* [SUPPLIED DATA]
%%
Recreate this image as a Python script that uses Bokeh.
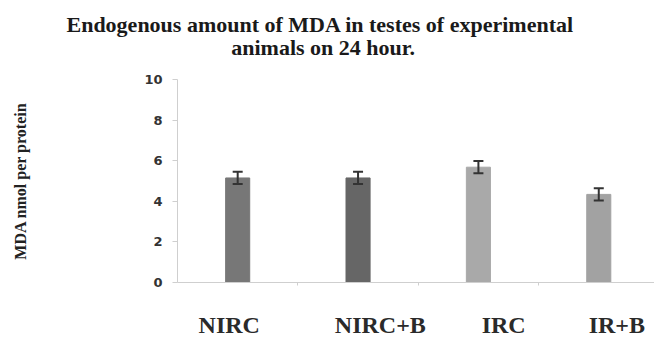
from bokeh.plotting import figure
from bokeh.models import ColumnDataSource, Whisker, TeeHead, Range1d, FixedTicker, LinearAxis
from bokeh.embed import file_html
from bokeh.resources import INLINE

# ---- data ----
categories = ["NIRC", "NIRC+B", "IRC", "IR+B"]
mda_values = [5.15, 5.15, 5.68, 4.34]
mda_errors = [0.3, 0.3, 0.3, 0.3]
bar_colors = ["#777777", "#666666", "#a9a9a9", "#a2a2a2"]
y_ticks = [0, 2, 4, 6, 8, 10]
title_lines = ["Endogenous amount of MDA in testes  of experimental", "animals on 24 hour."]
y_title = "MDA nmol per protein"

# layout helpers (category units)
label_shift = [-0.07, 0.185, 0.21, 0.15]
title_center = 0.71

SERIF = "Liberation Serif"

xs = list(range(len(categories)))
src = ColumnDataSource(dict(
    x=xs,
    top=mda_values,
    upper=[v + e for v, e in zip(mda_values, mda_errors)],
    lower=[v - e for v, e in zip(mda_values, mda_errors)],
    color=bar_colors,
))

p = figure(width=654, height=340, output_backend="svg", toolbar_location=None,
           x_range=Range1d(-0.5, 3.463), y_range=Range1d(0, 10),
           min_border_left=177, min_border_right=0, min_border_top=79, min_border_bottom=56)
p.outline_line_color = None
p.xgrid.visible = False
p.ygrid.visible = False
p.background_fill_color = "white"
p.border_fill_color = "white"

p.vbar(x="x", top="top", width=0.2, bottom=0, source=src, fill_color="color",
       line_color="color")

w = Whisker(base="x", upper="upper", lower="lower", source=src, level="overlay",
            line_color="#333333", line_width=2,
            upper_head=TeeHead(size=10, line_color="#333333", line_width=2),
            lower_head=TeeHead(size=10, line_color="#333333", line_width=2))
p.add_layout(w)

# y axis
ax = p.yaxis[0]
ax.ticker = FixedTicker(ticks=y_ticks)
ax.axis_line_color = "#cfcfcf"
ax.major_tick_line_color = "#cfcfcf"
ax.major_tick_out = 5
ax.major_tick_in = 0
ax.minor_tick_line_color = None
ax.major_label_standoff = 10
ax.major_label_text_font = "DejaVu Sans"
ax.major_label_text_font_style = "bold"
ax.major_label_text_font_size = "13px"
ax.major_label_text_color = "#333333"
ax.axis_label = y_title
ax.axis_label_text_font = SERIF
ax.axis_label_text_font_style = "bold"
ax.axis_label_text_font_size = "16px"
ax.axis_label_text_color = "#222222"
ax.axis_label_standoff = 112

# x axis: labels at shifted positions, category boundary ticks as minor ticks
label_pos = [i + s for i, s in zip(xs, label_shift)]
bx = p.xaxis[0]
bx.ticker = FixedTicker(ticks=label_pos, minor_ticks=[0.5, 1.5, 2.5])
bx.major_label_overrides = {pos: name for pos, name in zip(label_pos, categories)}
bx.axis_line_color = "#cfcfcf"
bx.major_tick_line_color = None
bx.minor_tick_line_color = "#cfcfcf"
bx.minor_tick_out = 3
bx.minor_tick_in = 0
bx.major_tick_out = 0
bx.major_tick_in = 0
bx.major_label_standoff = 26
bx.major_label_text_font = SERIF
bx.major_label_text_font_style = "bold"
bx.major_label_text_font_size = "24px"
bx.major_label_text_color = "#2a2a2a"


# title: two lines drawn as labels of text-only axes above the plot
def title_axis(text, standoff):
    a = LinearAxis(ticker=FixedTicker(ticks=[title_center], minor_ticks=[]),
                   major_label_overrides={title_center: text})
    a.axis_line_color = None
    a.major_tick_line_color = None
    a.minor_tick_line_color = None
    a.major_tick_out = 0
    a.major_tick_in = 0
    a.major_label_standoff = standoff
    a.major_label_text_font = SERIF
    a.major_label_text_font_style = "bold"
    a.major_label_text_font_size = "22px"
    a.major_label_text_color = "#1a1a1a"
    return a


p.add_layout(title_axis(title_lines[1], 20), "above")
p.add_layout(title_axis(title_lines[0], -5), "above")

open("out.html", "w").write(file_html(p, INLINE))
%%
* [WHAT YOU HAVE TO DO]
Repeat the data exactly, dropping every picture it holds.

* [COMPLETED TASK]
Recreate this image as a Python script that uses Bokeh.
from bokeh.plotting import figure
from bokeh.models import ColumnDataSource, Whisker, TeeHead, Range1d, FixedTicker, LinearAxis
from bokeh.embed import file_html
from bokeh.resources import INLINE

# ---- data ----
categories = ["NIRC", "NIRC+B", "IRC", "IR+B"]
mda_values = [5.15, 5.15, 5.68, 4.34]
mda_errors = [0.3, 0.3, 0.3, 0.3]
bar_colors = ["#777777", "#666666", "#a9a9a9", "#a2a2a2"]
y_ticks = [0, 2, 4, 6, 8, 10]
title_lines = ["Endogenous amount of MDA in testes  of experimental", "animals on 24 hour."]
y_title = "MDA nmol per protein"

# layout helpers (category units)
label_shift = [-0.07, 0.185, 0.21, 0.15]
title_center = 0.71

SERIF = "Liberation Serif"

xs = list(range(len(categories)))
src = ColumnDataSource(dict(
    x=xs,
    top=mda_values,
    upper=[v + e for v, e in zip(mda_values, mda_errors)],
    lower=[v - e for v, e in zip(mda_values, mda_errors)],
    color=bar_colors,
))

p = figure(width=654, height=340, output_backend="svg", toolbar_location=None,
           x_range=Range1d(-0.5, 3.463), y_range=Range1d(0, 10),
           min_border_left=177, min_border_right=0, min_border_top=79, min_border_bottom=56)
p.outline_line_color = None
p.xgrid.visible = False
p.ygrid.visible = False
p.background_fill_color = "white"
p.border_fill_color = "white"

p.vbar(x="x", top="top", width=0.2, bottom=0, source=src, fill_color="color",
       line_color="color")

w = Whisker(base="x", upper="upper", lower="lower", source=src, level="overlay",
            line_color="#333333", line_width=2,
            upper_head=TeeHead(size=10, line_color="#333333", line_width=2),
            lower_head=TeeHead(size=10, line_color="#333333", line_width=2))
p.add_layout(w)

# y axis
ax = p.yaxis[0]
ax.ticker = FixedTicker(ticks=y_ticks)
ax.axis_line_color = "#cfcfcf"
ax.major_tick_line_color = "#cfcfcf"
ax.major_tick_out = 5
ax.major_tick_in = 0
ax.minor_tick_line_color = None
ax.major_label_standoff = 10
ax.major_label_text_font = "DejaVu Sans"
ax.major_label_text_font_style = "bold"
ax.major_label_text_font_size = "13px"
ax.major_label_text_color = "#333333"
ax.axis_label = y_title
ax.axis_label_text_font = SERIF
ax.axis_label_text_font_style = "bold"
ax.axis_label_text_font_size = "16px"
ax.axis_label_text_color = "#222222"
ax.axis_label_standoff = 112

# x axis: labels at shifted positions, category boundary ticks as minor ticks
label_pos = [i + s for i, s in zip(xs, label_shift)]
bx = p.xaxis[0]
bx.ticker = FixedTicker(ticks=label_pos, minor_ticks=[0.5, 1.5, 2.5])
bx.major_label_overrides = {pos: name for pos, name in zip(label_pos, categories)}
bx.axis_line_color = "#cfcfcf"
bx.major_tick_line_color = None
bx.minor_tick_line_color = "#cfcfcf"
bx.minor_tick_out = 3
bx.minor_tick_in = 0
bx.major_tick_out = 0
bx.major_tick_in = 0
bx.major_label_standoff = 26
bx.major_label_text_font = SERIF
bx.major_label_text_font_style = "bold"
bx.major_label_text_font_size = "24px"
bx.major_label_text_color = "#2a2a2a"


# title: two lines drawn as labels of text-only axes above the plot
def title_axis(text, standoff):
    a = LinearAxis(ticker=FixedTicker(ticks=[title_center], minor_ticks=[]),
                   major_label_overrides={title_center: text})
    a.axis_line_color = None
    a.major_tick_line_color = None
    a.minor_tick_line_color = None
    a.major_tick_out = 0
    a.major_tick_in = 0
    a.major_label_standoff = standoff
    a.major_label_text_font = SERIF
    a.major_label_text_font_style = "bold"
    a.major_label_text_font_size = "22px"
    a.major_label_text_color = "#1a1a1a"
    return a


p.add_layout(title_axis(title_lines[1], 20), "above")
p.add_layout(title_axis(title_lines[0], -5), "above")

open("out.html", "w").write(file_html(p, INLINE))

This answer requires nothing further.